How smart glasses overcame the creepiness to become a trend

Smart glasses, be they optical head-mounted displays like Google Glass or designs for augmented reality, have been around since the start of the decade. However, 2019 feels like the year that these wearable devices go mainstream. Here’s why.

Smart glasses have always suffered from an image problem. Google Glass has to play its part in this, of course. The discontinued project (at least for consumers) attracted criticism surrounding privacy and ethics. It wasn’t just the fact that they looked ridiculous, but there was something unnerving about the whole idea of smart glasses in general.

Privacy advocates raised valid questions. The idea of someone walking around with a pair of glasses that could discreetly record video and audio, take pictures and put a name to the face of strangers via facial recognition was - and still is - creepy as hell.

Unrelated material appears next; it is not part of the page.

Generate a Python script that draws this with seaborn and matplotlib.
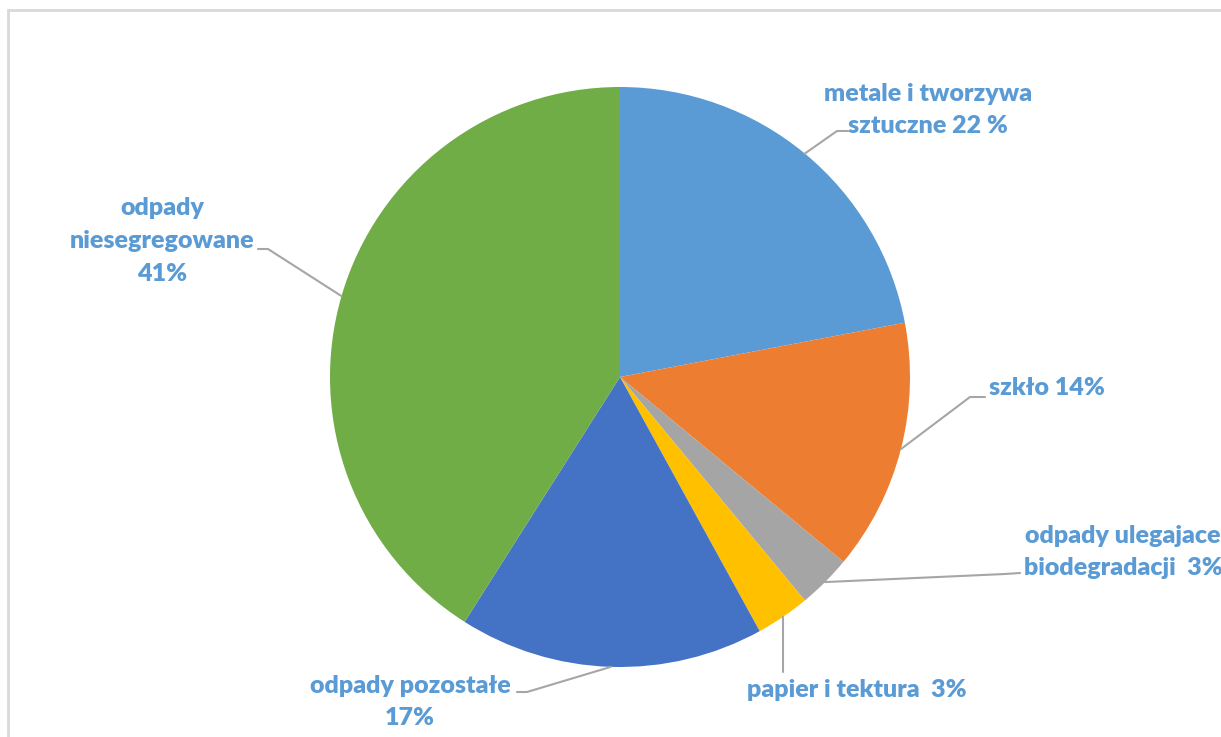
import numpy as np
import matplotlib.pyplot as plt
import seaborn as sns

# =========================
# DATA
# =========================

labels = [
    "metale i tworzywa\nsztuczne 22 %",
    "szkło 14%",
    "odpady ulegajace\nbiodegradacji  3%",
    "papier i tektura  3%",
    "odpady pozostałe\n17%",
    "odpady\nniesegregowane\n41%",
]
shares = [22, 14, 3, 3, 17, 41]
colors = ["#5B9BD5", "#ED7D31", "#A5A5A5", "#FFC000", "#4472C4", "#70AD47"]

# label layout (pixel positions in the 1221x737 frame): text centre, elbow, line end
text_pos = [(928, 110), (1047, 388), (1123, 552), (857, 690), (410, 702), (162, 241)]
elbow_pos = [(837, 131), (970, 397), (1005, 574), (783, 672), (527, 692), (268, 249)]
end_pos = [(848, 131), (985, 397), (1020, 573), (783, 672), (517, 692), (258, 249)]

# =========================
# PLOT
# =========================

sns.set_theme(style="white")
plt.rcParams["font.family"] = ["Lato", "DejaVu Sans"]

W, H = 1221, 737
cx, cy, r = 620, 377, 290

fig = plt.figure(figsize=(W / 100, H / 100), dpi=100)
fig.patch.set_facecolor("white")

# outer chart border
fig.add_artist(plt.Rectangle((8 / W, -0.05), 1.1, 1 - 10 / H + 0.05,
                             transform=fig.transFigure, fill=False,
                             edgecolor="#D9D9D9", linewidth=2))

ax = fig.add_axes([(cx - r) / W, (H - cy - r) / H, 2 * r / W, 2 * r / H])

wedges, _ = ax.pie(
    shares,
    colors=colors,
    startangle=90,
    counterclock=False,
    radius=1,
    wedgeprops=dict(linewidth=0),
)
ax.set_xlim(-1, 1)
ax.set_ylim(-1, 1)
ax.axis("off")


def to_data(p):
    return ((p[0] - cx) / r, (cy - p[1]) / r)


for w, lab, tp, ep, en in zip(wedges, labels, text_pos, elbow_pos, end_pos):
    mid = np.deg2rad((w.theta1 + w.theta2) / 2)
    start = (np.cos(mid), np.sin(mid))
    e = to_data(ep)
    n = to_data(en)
    ax.plot([start[0], e[0], n[0]], [start[1], e[1], n[1]],
            color="#A6A6A6", linewidth=1.5, clip_on=False)
    t = to_data(tp)
    ax.text(t[0], t[1], lab, ha="center", va="center", fontsize=18,
            fontweight="heavy", color="#5B9BD5", linespacing=1.6)

plt.savefig("out.png", dpi=100)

But the failure of Google Glass didn’t stop others from continuing to build on the groundwork that the hardware division of the search giant had begun. One company that is clearly committed to the idea of cameras in the frames of our glasses is Snapchat. In fact, Snap Spectacles have already been through several iterations.

The first couple of versions bombed - Snap Inc. sold just 220,000 pairs after initially ordering 800,000 units from its Chinese supplier - but the latest version is waterproof, delivers a more complete Snapchat experience and is pretty affordable. Snapchat has also been making augmented reality acquisitions to bring its famous AR filters to its smart glasses.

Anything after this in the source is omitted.